Exercise prompt: Retype, word for word, the lines from the first line of the entries through the line that holds "sep=0pt] at (252.5pt,227.5pt)"; leave out the pictures.
── Provided data
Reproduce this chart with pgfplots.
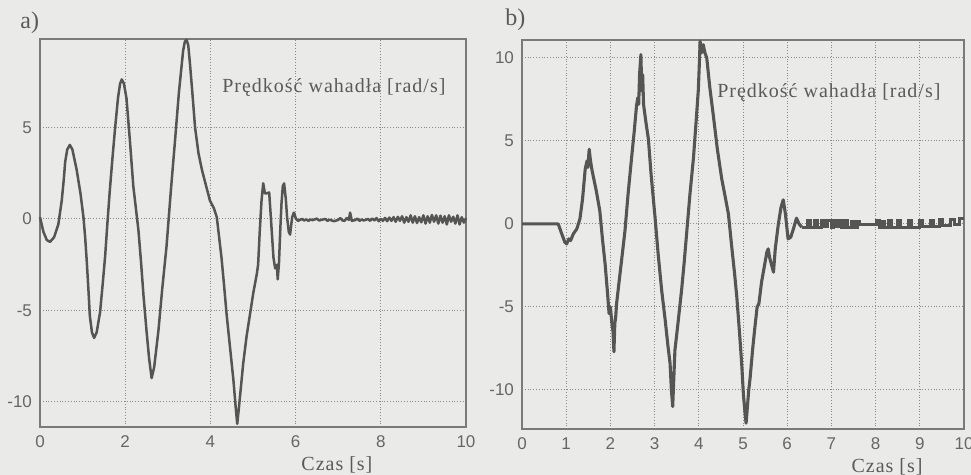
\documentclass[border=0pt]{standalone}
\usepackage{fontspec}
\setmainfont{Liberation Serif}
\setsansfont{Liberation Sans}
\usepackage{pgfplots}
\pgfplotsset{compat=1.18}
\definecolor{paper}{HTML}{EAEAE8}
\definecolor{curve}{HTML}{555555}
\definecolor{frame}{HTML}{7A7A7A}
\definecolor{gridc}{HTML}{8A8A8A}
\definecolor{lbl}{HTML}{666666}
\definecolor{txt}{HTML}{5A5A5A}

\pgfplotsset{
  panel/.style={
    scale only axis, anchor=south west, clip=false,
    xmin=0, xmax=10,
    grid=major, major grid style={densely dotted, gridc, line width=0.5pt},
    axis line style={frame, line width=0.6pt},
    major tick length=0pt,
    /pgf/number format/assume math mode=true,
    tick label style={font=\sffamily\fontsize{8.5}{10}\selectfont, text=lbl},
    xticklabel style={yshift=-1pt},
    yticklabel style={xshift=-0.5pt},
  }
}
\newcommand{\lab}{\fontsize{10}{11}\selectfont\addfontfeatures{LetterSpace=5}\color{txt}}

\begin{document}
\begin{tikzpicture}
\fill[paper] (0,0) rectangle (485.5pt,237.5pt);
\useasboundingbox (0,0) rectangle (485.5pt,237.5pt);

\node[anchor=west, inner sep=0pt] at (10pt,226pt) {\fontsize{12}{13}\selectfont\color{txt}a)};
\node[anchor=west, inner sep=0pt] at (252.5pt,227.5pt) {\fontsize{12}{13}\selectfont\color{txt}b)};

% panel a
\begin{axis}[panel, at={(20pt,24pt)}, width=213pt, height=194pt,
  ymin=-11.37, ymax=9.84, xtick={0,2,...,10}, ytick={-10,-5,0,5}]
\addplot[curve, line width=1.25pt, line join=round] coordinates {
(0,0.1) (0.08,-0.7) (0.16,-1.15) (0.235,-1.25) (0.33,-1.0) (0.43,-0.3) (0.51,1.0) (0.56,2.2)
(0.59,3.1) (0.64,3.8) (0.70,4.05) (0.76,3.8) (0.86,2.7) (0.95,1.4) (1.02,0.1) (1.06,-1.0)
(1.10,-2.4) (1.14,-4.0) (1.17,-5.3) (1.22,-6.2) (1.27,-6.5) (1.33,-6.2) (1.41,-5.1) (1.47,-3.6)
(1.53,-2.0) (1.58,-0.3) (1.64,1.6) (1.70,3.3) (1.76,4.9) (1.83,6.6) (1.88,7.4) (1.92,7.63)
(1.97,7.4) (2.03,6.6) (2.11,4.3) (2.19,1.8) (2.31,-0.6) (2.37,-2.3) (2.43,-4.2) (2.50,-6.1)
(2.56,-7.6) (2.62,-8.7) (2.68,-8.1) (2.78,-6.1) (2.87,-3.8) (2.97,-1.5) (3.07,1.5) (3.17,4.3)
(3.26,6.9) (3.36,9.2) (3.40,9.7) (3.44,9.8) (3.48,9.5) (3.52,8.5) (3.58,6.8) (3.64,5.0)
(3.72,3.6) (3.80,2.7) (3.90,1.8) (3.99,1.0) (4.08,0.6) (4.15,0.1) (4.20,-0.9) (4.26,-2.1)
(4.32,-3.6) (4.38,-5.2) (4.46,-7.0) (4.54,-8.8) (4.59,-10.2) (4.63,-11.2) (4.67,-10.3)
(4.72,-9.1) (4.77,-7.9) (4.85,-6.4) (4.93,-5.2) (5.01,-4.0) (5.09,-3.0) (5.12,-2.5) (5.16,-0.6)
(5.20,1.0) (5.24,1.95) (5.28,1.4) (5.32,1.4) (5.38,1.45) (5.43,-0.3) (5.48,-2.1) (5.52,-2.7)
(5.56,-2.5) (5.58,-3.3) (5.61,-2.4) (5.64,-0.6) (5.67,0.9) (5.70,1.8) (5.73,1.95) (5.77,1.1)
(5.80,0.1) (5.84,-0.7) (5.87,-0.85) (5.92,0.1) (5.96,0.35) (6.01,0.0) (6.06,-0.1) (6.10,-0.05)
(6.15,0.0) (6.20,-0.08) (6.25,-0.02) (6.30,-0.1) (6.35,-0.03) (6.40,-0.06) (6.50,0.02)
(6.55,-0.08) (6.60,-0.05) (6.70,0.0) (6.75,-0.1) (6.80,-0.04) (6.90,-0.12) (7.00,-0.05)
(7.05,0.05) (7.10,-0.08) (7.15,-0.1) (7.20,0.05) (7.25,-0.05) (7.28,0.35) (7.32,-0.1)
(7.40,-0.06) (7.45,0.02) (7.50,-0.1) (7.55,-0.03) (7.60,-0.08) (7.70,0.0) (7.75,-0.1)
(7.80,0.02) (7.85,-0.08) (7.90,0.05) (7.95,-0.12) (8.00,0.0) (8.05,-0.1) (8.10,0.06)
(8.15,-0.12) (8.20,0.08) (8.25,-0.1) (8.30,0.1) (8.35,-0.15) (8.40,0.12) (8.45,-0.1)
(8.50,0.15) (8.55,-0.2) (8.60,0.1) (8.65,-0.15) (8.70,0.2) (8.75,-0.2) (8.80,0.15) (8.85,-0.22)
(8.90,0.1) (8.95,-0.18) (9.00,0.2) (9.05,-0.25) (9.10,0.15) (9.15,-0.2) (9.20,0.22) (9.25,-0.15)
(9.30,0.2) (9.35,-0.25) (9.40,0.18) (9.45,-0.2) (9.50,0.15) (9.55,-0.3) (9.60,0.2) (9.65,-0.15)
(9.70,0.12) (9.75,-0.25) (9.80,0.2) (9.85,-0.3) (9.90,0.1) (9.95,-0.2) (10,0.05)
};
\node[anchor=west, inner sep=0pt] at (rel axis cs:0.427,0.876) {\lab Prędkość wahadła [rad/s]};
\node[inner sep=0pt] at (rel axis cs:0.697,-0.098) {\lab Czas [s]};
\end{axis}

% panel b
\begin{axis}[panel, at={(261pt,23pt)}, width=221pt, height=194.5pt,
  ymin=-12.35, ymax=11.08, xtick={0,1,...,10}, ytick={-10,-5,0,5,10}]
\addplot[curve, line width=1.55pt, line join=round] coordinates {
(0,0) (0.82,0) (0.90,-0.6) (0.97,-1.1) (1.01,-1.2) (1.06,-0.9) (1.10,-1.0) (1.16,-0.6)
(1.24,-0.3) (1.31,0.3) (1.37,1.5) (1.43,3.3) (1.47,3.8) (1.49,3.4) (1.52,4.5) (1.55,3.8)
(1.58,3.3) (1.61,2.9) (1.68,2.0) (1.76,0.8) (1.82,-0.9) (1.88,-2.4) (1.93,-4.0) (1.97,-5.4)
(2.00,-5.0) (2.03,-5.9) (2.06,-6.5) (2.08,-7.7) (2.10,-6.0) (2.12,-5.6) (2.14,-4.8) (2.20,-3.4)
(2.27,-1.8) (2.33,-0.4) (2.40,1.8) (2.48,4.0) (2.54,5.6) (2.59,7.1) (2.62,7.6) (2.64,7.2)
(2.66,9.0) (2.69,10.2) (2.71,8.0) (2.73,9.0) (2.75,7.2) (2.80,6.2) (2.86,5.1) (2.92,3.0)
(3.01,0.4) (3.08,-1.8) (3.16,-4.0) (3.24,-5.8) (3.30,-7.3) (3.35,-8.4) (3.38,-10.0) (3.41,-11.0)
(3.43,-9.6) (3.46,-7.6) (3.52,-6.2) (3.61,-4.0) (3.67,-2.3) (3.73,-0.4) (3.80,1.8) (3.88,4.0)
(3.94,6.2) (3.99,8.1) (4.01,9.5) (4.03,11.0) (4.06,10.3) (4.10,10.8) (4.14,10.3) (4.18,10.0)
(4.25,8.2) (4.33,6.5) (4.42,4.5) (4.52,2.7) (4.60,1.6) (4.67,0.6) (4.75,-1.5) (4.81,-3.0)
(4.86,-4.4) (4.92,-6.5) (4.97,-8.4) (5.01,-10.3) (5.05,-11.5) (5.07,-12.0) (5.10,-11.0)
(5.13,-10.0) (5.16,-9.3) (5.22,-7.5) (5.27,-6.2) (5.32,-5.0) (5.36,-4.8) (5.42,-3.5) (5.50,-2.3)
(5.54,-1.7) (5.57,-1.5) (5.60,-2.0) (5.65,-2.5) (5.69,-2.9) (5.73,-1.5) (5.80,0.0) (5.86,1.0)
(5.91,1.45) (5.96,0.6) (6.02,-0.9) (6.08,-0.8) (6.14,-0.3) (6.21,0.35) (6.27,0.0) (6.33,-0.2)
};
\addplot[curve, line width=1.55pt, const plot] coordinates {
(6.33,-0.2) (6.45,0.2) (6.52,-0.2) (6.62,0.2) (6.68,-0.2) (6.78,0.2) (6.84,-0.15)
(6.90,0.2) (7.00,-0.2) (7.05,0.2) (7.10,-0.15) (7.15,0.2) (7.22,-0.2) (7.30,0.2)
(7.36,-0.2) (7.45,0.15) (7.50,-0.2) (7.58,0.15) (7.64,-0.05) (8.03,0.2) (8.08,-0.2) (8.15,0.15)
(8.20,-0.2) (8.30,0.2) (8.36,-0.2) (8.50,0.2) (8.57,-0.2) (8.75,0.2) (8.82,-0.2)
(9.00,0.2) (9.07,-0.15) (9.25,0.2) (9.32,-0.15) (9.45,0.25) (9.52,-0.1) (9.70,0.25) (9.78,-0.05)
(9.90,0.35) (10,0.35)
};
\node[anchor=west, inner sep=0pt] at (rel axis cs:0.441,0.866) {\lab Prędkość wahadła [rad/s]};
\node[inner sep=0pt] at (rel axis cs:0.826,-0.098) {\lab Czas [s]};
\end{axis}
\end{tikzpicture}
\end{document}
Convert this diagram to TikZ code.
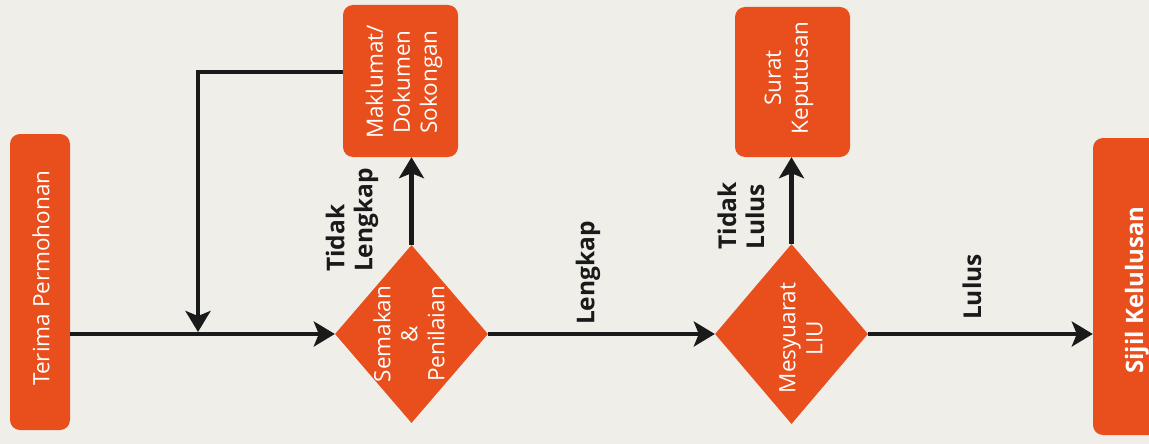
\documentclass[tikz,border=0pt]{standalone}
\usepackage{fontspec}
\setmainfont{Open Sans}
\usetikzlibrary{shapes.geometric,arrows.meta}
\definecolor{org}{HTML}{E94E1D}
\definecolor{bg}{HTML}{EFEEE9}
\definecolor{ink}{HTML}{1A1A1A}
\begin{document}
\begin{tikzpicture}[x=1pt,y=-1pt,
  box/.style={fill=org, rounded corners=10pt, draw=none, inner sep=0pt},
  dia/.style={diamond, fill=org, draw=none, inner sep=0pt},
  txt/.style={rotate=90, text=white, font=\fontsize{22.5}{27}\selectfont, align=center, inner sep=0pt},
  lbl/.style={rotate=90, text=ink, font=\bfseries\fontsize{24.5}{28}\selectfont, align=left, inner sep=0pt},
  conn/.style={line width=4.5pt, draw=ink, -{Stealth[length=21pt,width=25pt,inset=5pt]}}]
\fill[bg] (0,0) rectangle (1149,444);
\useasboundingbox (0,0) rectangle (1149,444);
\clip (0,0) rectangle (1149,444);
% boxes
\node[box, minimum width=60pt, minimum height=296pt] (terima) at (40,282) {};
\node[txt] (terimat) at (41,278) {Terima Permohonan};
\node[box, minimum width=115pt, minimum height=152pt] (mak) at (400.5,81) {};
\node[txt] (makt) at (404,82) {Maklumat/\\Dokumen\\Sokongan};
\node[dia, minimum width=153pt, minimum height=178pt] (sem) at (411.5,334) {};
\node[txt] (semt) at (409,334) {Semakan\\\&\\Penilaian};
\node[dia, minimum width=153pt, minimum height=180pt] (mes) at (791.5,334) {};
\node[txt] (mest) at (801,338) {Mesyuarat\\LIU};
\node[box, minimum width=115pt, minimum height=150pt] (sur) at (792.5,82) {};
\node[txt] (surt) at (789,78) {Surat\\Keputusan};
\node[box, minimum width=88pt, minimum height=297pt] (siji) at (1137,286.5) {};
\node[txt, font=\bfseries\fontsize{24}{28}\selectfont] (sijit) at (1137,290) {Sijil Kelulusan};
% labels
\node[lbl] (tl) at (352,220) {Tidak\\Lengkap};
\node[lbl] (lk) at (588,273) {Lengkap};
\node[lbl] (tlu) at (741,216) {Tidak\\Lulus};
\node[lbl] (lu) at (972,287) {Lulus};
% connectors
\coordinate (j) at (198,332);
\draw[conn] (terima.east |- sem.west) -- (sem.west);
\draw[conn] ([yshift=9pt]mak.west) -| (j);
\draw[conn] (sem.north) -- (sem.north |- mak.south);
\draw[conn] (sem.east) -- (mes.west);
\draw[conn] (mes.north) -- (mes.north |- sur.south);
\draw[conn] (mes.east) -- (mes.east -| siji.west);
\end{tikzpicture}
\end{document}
────
Answer below:
Reproduce this chart with pgfplots.
\documentclass[border=0pt]{standalone}
\usepackage{fontspec}
\setmainfont{Liberation Serif}
\setsansfont{Liberation Sans}
\usepackage{pgfplots}
\pgfplotsset{compat=1.18}
\definecolor{paper}{HTML}{EAEAE8}
\definecolor{curve}{HTML}{555555}
\definecolor{frame}{HTML}{7A7A7A}
\definecolor{gridc}{HTML}{8A8A8A}
\definecolor{lbl}{HTML}{666666}
\definecolor{txt}{HTML}{5A5A5A}

\pgfplotsset{
  panel/.style={
    scale only axis, anchor=south west, clip=false,
    xmin=0, xmax=10,
    grid=major, major grid style={densely dotted, gridc, line width=0.5pt},
    axis line style={frame, line width=0.6pt},
    major tick length=0pt,
    /pgf/number format/assume math mode=true,
    tick label style={font=\sffamily\fontsize{8.5}{10}\selectfont, text=lbl},
    xticklabel style={yshift=-1pt},
    yticklabel style={xshift=-0.5pt},
  }
}
\newcommand{\lab}{\fontsize{10}{11}\selectfont\addfontfeatures{LetterSpace=5}\color{txt}}

\begin{document}
\begin{tikzpicture}
\fill[paper] (0,0) rectangle (485.5pt,237.5pt);
\useasboundingbox (0,0) rectangle (485.5pt,237.5pt);

\node[anchor=west, inner sep=0pt] at (10pt,226pt) {\fontsize{12}{13}\selectfont\color{txt}a)};
\node[anchor=west, inner sep=0pt] at (252.5pt,227.5pt) {\fontsize{12}{13}\selectfont\color{txt}b)};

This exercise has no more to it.